7 Replies Latest reply on Jun 3, 2015 8:17 AM by jonretting

    3 Node vSAN. Failure of 2 Hosts

    DSS_Junior6621 Lurker

      HI everyone, we had the fortunate situation where we lost 2 hosts of our 3 hosts vSAN cluster. HP has successfully repaired one of the 2 failed nodes and I am wondering how i go about trying to "Rebuild" or restart vSAN between the 2 working hosts. Could find the answer on google so I wanted to ask here.

       

      I can console to the 2 hosts and they see the datastore, but the type is "unknown" and there are no files if i browse to it.

       

      Also, vCenter was on this datastore so i cannot access that either.. lucky me..

       

      Thanks for any help you can give.

       

      ESXi v 5.5

        • 1. Re: 3 Node vSAN. Failure of 2 Hosts
          vuzzini Hot Shot

          Hello DSS_Junior6621,

           

          You need a minimum on 3 nodes in a vSAN cluster. If one host fails in a 3 node cluster, there are not enough hosts left in the cluster to rebuild the failed/missing components.

           

          The option left with you now is to fix the 3rd node such that the rebuilding of failed/missing component takes place. In order to prevent this issue in future, you may configure 2 disk groups on the same host.

          • 2. Re: 3 Node vSAN. Failure of 2 Hosts
            jonretting Enthusiast

            How did you "lose the hosts", what happened? Were your storage disk affected by this, they lost their data?

            • 3. Re: 3 Node vSAN. Failure of 2 Hosts
              zdickinson Expert

              Agreed with jonretting, the type of failure will dictate your recover options.  We had something similar happen where we had 3 hosts, 2 disk groups per host, but only one controller per host.  We had something happen with two of the controllers.  vSAN looked just like yours.  It was there, but showed unkown and had no files.  Once we fixed the controller issue and got all three host back online, the datastore was available.  However if the disks had failed and not the controller we would have been in trouble.

               

              My belief is the 4 nodes should be required and not recommended, but that's a topic for another day.  Thank you, Zach.

              • 4. Re: 3 Node vSAN. Failure of 2 Hosts
                DSS_Junior6621 Lurker

                We got one host up yesterday, that was a failed temperature sensor so i am assuming no data loss.

                 

                Tech is onsite this am replacing pieces and testing on the 3rd server.

                 

                At this point it was not the storage or the controllers that were affected.

                 

                Once I get the third node back up I am hoping my data will be intact.

                 

                Will advise once i know more.

                 

                Thank you all.

                • 5. Re: 3 Node vSAN. Failure of 2 Hosts
                  DSS_Junior6621 Lurker

                  Third server is now back online and still type is unknown and there is no files if i browse. (i do see total size and free space now)

                   

                  I am assuming at this point I need to give it time to rebuild?

                   

                  Are there any commands I can run against a host via ssh to see the progress of the rebuild?

                  • 6. Re: 3 Node vSAN. Failure of 2 Hosts
                    zdickinson Expert

                    Manage VSAN with RVC Part 2 – VSAN Cluster Administration | Virten.net

                     

                    vsan.resync_dashboard is an RVC command that will show you what's re-syncing.  There are other commands on that page that can tell you other information about the health of the cluster.  Thank you, Zach.

                    • 7. Re: 3 Node vSAN. Failure of 2 Hosts
                      jonretting Enthusiast

                      Do you care about the data?

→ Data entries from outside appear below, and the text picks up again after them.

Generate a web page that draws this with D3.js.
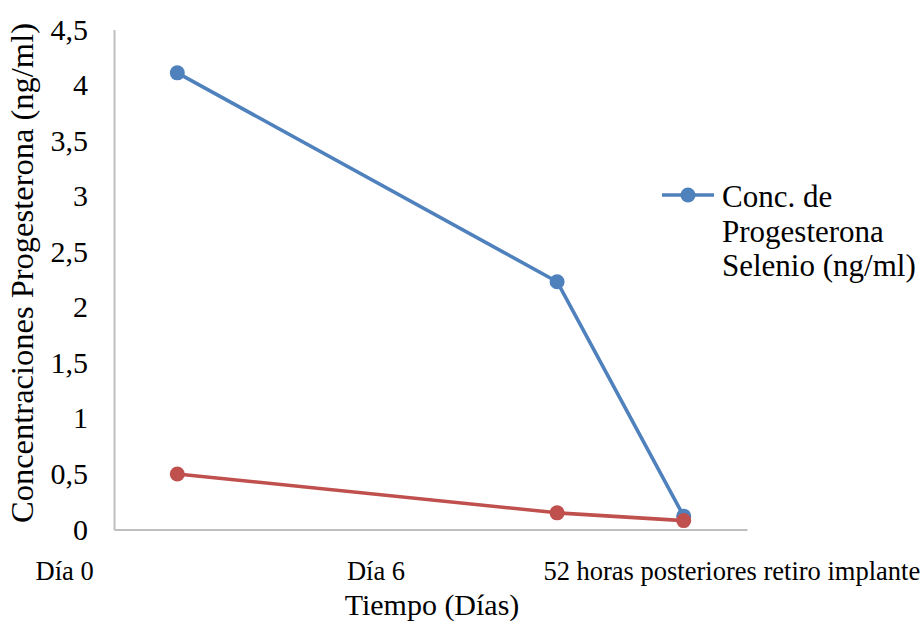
<!DOCTYPE html>
<html>
<head>
<meta charset="utf-8">
<script src="https://cdn.jsdelivr.net/npm/d3@7"></script>
<style>
  html, body { margin: 0; padding: 0; background: #fff; }
  svg { display: block; font-family: "Liberation Serif", "Times New Roman", serif; }
</style>
</head>
<body>
<svg id="chart" width="924" height="628"></svg>
<script>
// ---- data ----
const categories = ["Día 0", "Día 6", "52 horas posteriores retiro implante"];
const days = [0, 6, 8];
const seriesBlue = [4.11, 2.23, 0.12];
const seriesRed = [0.50, 0.15, 0.08];
const yTicks = [0, 0.5, 1, 1.5, 2, 2.5, 3, 3.5, 4, 4.5];
const legendLabel = ["Conc. de", "Progesterona", "Selenio (ng/ml)"];

// ---- layout ----
const labelDays = [-1.78, 3.14, 8.76];   // where the category labels sit on the day axis
const svg = d3.select("#chart");
const x = d3.scaleLinear().domain([-1, 9]).range([114, 747]);
const y = d3.scaleLinear().domain([0, 4.5]).range([529.5, 29.5]);
const fmt = v => String(v).replace(".", ",");

// axes
const yAxis = svg.append("g").attr("transform", `translate(${x(-1)},0)`)
  .call(d3.axisLeft(y).tickValues(yTicks).tickSize(0).tickPadding(26).tickFormat(fmt));
yAxis.select(".domain").attr("stroke", "#BFBFBF").attr("stroke-width", 2);
yAxis.selectAll("text").attr("font-size", 30).attr("fill", "#000")
  .attr("font-family", "Liberation Serif");

const xAxis = svg.append("g").attr("transform", `translate(0,${y(0)})`)
  .call(d3.axisBottom(x).tickValues([]).tickSize(0));
xAxis.select(".domain").attr("stroke", "#BFBFBF").attr("stroke-width", 2);

// category labels
svg.append("g").selectAll("text").data(categories).join("text")
  .attr("x", (d, i) => x(labelDays[i]))
  .attr("y", 580)
  .attr("text-anchor", "middle")
  .attr("font-size", 26.5)
  .attr("fill", "#000")
  .text(d => d);

// axis titles
svg.append("text").attr("x", 432).attr("y", 615).attr("text-anchor", "middle")
  .attr("font-size", 30).attr("fill", "#000").text("Tiempo (Días)");
svg.append("text").attr("transform", "translate(33,273) rotate(-90)")
  .attr("text-anchor", "middle").attr("font-size", 32.5).attr("fill", "#000")
  .text("Concentraciones Progesterona (ng/ml)");

// series
const series = [
  { values: seriesRed, color: "#C0504D" },
  { values: seriesBlue, color: "#4F81BD" }
];
const line = d3.line().x(d => x(d[0])).y(d => y(d[1]));
series.forEach(s => {
  const pts = days.map((d, i) => [d, s.values[i]]);
  svg.append("path").datum(pts).attr("d", line)
    .attr("fill", "none").attr("stroke", s.color).attr("stroke-width", 3.6)
    .attr("stroke-linejoin", "round");
});
// markers: blue first then red on top (as in reference)
[series[1], series[0]].forEach(s => {
  svg.append("g").selectAll("circle").data(days.map((d, i) => [d, s.values[i]])).join("circle")
    .attr("cx", d => x(d[0])).attr("cy", d => y(d[1])).attr("r", 7.5).attr("fill", s.color);
});

// legend
const lg = svg.append("g").attr("transform", "translate(662,195)");
lg.append("line").attr("x1", 0).attr("x2", 52).attr("y1", 0).attr("y2", 0)
  .attr("stroke", "#4F81BD").attr("stroke-width", 3.6);
lg.append("circle").attr("cx", 26).attr("cy", 0).attr("r", 7.5).attr("fill", "#4F81BD");
lg.selectAll("text").data(legendLabel).join("text")
  .attr("x", 60).attr("y", (d, i) => 12 + i * 34.5)
  .attr("font-size", 31).attr("fill", "#000").text(d => d);
</script>
</body>
</html>
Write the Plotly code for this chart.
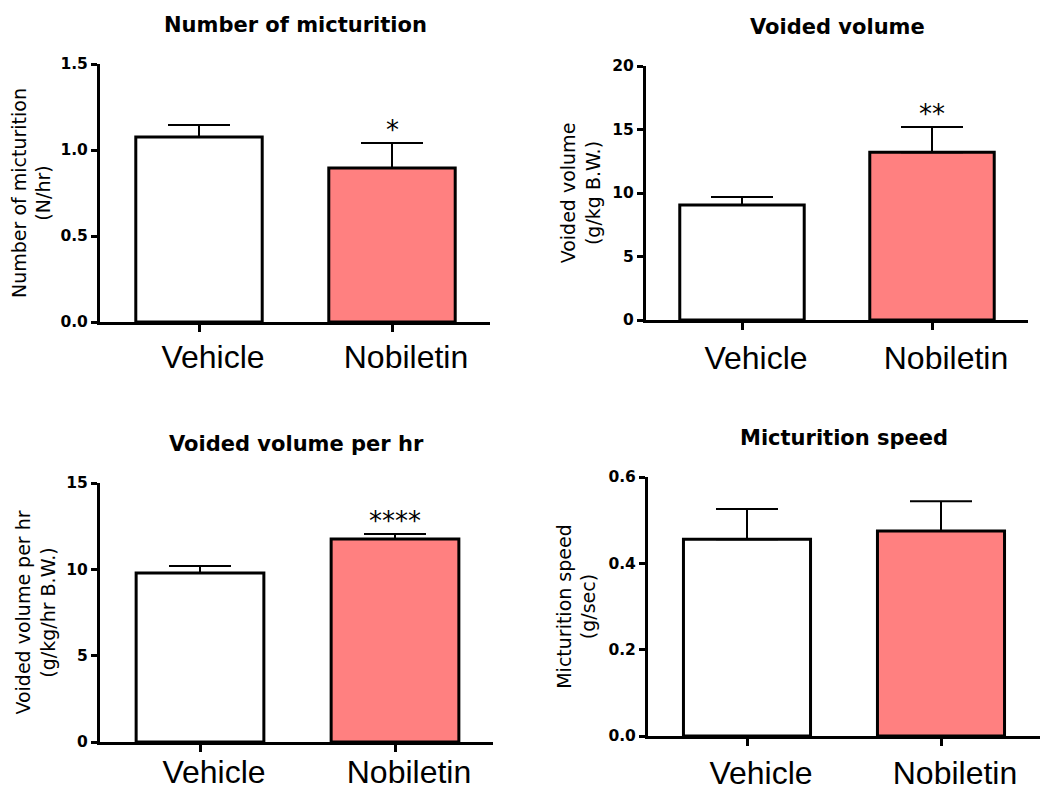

Have you worked with VSAN before? There are many things should should check before doing anything extreme. Check your cables, see if your getting any errors in the logs, verify your netstacks. Which hosts can see each other, what makes them different? Unless somehow the data on the disks is gone, there is no reason why you couldn't re-install ESXi foreach host. Setup the network, move the hosts into a new cluster, and re-active VSAN. The datastore should be there and be accessible. But knowing nothing about the failure you experienced you are flying blind.